GIVEN REQUEST:
Return only the count of lines in which the word "this" appears.

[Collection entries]
============================================================
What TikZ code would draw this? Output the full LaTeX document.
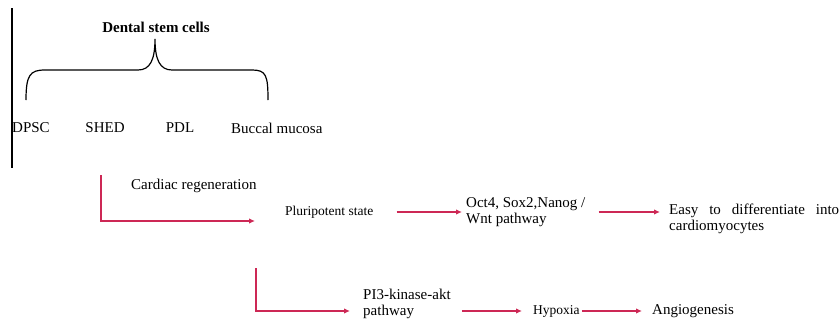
\documentclass[tikz,border=0pt]{standalone}
\usepackage{fontspec}
\setmainfont{Liberation Serif}
\usetikzlibrary{arrows.meta}
\definecolor{flowred}{RGB}{205,40,85}

\begin{document}
\begin{tikzpicture}
[x=1pt, y=-1pt, every node/.style={inner sep=0pt, font=\fontsize{15}{16}\selectfont},
 lbl/.style={anchor=west, align=left},
 narrow/.style={font=\fontsize{13.5}{15}\selectfont},
 flow/.style={line width=1.2pt, color=flowred, -{Latex[length=6pt,width=5.5pt]}}]
\useasboundingbox (0,0) rectangle (839,327);
\draw [line width=1.2pt] (12,8) -- (12,168);
\node (dsc) [font=\bfseries\fontsize{15}{16}\selectfont] at (156,27) {Dental stem cells};
% brace
\draw [line width=1.2pt] (26,100) .. controls (26,75) and (30,70) .. (45,70) -- (138,70) .. controls (150,70) and (155,60) .. (155,39) .. controls (155,60) and (160,70) .. (172,70) -- (252,70) .. controls (266,70) and (268,75) .. (268,100);
\node (dpsc) at (31,128) {DPSC};
\node (shed) at (105,128) {SHED};
\node (pdl) at (180,128) {PDL};
\node (buccal) [lbl] at (231,128) {Buccal mucosa};
\coordinate (c1) at (101,175);
\coordinate (c3) at (256,268);
\node (cardiac) [lbl] at (131,186) {Cardiac regeneration};
\node (pluri) [lbl, narrow] at (285,212) {Pluripotent state};
\node (oct) [lbl] at (466,212) {Oct4, Sox2,Nanog /\\Wnt pathway};
\node (easy) [lbl, align=justify, text width=170pt] at (669,219) {Easy to differentiate into\linebreak cardiomyocytes};
\node (pi3) [lbl] at (363,304) {PI3-kinase-akt\\pathway};
\node (hyp) [lbl, narrow] at (533,311) {Hypoxia};
\node (ang) [lbl] at (652,311) {Angiogenesis};
\draw [flow, shorten >=30pt] (c1) |- ([yshift=-9pt]pluri.west);
\draw [flow, shorten <=23pt, shorten >=4pt] (pluri.east) -- (oct.west);
\draw [flow, shorten <=13pt, shorten >=9pt] (oct.east) -- ([yshift=7pt]easy.west);
\draw [flow, shorten >=13pt] (c3) |- ([yshift=-7pt]pi3.west);
\draw [flow, shorten <=11pt, shorten >=11pt] ([yshift=-7pt]pi3.east) -- (hyp.west);
\draw [flow, shorten <=2pt, shorten >=10pt] (hyp.east) -- (ang.west);
\end{tikzpicture}
\end{document}
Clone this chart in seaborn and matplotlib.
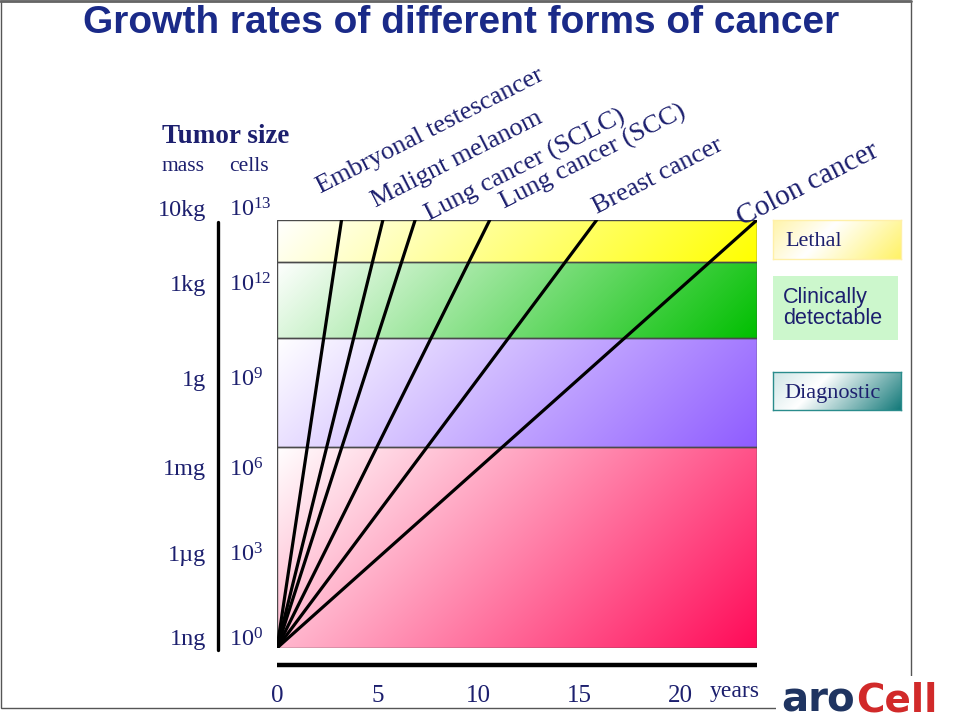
============================================================
SOLUTION:
2